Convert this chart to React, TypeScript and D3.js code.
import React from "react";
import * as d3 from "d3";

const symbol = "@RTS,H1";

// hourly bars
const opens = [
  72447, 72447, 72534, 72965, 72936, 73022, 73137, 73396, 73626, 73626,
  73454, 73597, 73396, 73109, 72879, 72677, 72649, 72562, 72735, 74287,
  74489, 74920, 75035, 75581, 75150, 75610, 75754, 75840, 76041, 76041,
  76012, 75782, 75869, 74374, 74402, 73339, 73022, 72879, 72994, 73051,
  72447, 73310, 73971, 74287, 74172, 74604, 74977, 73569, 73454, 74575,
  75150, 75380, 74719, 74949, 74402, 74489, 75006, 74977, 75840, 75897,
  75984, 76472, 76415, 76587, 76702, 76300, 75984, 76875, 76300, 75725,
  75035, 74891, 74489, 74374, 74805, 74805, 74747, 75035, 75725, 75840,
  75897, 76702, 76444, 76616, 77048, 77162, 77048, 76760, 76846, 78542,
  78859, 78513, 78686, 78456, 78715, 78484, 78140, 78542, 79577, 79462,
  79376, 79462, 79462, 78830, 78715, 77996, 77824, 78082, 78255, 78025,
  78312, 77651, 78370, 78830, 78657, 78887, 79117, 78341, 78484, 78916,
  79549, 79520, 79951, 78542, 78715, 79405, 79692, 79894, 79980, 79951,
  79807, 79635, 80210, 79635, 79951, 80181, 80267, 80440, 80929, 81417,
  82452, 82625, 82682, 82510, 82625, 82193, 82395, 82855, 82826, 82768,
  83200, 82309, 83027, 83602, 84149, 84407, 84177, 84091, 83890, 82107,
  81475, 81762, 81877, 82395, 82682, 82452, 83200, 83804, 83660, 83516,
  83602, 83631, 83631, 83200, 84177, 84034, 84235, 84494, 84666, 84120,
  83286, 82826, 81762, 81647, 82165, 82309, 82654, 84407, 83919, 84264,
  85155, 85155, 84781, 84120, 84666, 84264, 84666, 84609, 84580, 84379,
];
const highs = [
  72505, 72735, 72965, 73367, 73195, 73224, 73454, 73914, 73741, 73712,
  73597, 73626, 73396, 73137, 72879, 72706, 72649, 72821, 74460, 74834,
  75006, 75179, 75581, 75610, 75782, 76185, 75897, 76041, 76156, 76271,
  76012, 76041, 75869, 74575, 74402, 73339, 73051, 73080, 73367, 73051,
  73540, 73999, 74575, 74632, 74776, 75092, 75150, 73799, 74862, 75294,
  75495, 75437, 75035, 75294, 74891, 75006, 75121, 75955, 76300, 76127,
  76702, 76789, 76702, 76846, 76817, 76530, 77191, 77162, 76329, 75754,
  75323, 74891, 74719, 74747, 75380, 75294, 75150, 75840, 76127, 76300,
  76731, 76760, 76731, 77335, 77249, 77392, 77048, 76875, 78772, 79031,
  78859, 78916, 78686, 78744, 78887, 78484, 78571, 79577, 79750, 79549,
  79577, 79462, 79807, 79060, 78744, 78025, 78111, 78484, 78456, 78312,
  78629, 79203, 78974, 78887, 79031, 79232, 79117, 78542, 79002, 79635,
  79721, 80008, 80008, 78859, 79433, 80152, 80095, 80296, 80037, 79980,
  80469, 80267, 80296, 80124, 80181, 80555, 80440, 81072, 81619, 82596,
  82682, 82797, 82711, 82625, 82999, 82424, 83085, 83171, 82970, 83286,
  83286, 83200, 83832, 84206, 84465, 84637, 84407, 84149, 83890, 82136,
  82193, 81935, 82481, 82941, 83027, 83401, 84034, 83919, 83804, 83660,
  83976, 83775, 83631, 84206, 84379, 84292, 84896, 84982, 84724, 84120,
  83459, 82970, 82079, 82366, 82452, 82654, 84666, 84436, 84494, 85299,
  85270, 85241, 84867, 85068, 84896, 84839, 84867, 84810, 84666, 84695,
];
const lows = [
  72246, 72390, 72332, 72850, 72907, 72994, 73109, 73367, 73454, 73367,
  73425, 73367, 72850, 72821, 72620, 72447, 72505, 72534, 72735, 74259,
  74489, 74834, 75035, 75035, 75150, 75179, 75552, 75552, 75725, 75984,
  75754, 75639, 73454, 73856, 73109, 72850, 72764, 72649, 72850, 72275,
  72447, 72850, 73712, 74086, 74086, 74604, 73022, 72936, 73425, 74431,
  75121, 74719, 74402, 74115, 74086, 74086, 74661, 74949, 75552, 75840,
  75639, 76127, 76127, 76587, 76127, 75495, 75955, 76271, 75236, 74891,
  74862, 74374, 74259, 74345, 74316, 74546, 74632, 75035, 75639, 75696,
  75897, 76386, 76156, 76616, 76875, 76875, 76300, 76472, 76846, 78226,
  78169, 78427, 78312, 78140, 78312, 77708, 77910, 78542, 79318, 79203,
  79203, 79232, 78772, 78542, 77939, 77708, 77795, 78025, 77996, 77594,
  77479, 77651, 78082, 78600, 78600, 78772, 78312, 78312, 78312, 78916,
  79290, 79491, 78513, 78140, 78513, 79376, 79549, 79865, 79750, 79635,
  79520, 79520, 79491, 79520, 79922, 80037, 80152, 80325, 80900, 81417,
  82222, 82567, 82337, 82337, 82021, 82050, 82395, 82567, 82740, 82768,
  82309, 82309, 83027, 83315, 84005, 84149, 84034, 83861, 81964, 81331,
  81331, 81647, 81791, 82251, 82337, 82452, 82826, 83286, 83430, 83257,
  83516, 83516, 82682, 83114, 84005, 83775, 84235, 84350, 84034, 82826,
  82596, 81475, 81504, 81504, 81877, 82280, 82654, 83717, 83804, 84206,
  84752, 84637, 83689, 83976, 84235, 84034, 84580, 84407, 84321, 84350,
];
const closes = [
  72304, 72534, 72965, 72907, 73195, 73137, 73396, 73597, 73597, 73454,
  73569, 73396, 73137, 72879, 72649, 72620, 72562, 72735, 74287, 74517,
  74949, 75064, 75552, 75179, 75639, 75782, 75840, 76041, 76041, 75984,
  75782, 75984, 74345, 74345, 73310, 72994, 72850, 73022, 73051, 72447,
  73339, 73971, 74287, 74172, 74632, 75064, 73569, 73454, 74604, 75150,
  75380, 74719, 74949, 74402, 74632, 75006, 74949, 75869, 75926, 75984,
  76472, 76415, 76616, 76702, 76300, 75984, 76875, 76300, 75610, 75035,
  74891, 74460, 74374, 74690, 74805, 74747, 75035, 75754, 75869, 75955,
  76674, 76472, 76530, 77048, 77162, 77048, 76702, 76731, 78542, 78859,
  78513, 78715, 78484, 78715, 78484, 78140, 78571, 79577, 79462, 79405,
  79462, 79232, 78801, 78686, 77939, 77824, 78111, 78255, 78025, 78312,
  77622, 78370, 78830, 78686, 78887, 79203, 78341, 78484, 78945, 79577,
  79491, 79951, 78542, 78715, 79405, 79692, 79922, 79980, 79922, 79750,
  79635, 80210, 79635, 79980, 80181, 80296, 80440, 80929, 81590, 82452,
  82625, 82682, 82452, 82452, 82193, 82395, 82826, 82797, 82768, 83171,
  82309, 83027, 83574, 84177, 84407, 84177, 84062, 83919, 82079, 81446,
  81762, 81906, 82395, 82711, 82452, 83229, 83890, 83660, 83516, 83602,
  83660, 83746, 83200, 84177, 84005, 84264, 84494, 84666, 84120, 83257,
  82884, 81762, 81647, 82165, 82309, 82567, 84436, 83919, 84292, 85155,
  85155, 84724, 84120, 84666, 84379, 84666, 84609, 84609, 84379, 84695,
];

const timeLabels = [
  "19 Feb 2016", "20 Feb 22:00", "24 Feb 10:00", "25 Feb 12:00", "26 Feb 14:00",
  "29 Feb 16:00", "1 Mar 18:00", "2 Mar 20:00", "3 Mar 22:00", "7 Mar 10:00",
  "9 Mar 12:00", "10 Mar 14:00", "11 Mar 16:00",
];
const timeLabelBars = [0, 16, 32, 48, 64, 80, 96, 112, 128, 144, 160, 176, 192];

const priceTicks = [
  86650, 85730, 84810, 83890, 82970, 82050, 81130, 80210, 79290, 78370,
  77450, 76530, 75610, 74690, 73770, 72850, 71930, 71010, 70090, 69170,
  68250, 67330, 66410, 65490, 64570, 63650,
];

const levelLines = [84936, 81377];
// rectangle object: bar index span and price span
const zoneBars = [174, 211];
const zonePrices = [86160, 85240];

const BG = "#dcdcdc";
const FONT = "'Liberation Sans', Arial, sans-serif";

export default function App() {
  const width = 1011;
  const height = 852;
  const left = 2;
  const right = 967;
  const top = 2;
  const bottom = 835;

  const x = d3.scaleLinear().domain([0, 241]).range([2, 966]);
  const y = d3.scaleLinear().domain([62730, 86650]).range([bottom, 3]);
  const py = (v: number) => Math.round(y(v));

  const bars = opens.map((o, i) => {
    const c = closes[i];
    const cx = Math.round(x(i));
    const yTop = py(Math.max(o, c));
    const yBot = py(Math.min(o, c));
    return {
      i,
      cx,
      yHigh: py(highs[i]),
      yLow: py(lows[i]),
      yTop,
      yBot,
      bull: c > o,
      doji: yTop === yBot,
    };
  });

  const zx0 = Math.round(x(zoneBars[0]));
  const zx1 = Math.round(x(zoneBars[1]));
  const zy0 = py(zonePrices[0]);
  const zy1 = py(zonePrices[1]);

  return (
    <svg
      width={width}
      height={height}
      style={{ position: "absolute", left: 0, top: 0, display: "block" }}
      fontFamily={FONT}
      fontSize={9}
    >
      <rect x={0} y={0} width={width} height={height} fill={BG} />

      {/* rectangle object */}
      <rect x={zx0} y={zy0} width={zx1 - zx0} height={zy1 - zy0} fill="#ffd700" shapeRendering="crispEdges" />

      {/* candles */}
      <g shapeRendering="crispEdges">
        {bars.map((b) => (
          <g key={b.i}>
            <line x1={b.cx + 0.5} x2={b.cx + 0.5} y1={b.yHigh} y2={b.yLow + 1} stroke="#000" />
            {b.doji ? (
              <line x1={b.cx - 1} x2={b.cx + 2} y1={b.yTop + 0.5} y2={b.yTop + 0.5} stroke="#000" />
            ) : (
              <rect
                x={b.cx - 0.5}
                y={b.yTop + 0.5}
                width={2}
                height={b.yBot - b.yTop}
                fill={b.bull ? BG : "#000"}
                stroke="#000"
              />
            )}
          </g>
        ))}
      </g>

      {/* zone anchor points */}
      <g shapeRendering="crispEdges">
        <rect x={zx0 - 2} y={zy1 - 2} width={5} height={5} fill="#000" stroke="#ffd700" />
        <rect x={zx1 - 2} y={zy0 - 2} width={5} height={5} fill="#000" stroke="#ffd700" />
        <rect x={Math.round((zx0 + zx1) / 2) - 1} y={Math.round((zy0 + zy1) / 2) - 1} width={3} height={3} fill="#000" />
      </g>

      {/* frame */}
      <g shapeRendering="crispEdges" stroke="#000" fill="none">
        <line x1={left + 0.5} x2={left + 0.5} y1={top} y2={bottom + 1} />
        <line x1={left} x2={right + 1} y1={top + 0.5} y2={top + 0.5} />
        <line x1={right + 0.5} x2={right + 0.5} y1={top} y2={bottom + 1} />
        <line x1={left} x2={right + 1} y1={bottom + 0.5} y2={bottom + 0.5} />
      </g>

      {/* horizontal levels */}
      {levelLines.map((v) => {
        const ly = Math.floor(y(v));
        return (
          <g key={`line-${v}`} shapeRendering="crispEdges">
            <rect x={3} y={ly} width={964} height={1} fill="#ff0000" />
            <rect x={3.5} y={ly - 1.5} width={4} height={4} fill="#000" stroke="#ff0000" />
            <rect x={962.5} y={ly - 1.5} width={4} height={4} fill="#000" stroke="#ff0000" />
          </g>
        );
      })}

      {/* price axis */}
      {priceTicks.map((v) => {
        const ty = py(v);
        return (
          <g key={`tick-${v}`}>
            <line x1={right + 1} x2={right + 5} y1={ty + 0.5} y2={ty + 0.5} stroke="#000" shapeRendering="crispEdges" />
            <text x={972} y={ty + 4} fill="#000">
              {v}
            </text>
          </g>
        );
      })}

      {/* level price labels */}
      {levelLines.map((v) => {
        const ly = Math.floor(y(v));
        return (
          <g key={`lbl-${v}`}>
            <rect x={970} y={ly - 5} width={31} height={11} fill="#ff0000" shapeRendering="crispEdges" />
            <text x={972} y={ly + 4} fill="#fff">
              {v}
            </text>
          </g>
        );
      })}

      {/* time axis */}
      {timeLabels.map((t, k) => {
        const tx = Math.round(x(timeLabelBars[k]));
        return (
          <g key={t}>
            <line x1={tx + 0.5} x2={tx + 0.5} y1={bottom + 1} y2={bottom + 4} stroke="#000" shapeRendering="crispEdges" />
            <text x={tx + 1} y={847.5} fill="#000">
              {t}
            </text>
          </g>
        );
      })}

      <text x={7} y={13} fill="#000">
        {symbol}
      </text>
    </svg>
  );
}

| WORK REQUIRED |
Count the lines that hold the string "React" and state that number alone.

| IN RESPONSE |
2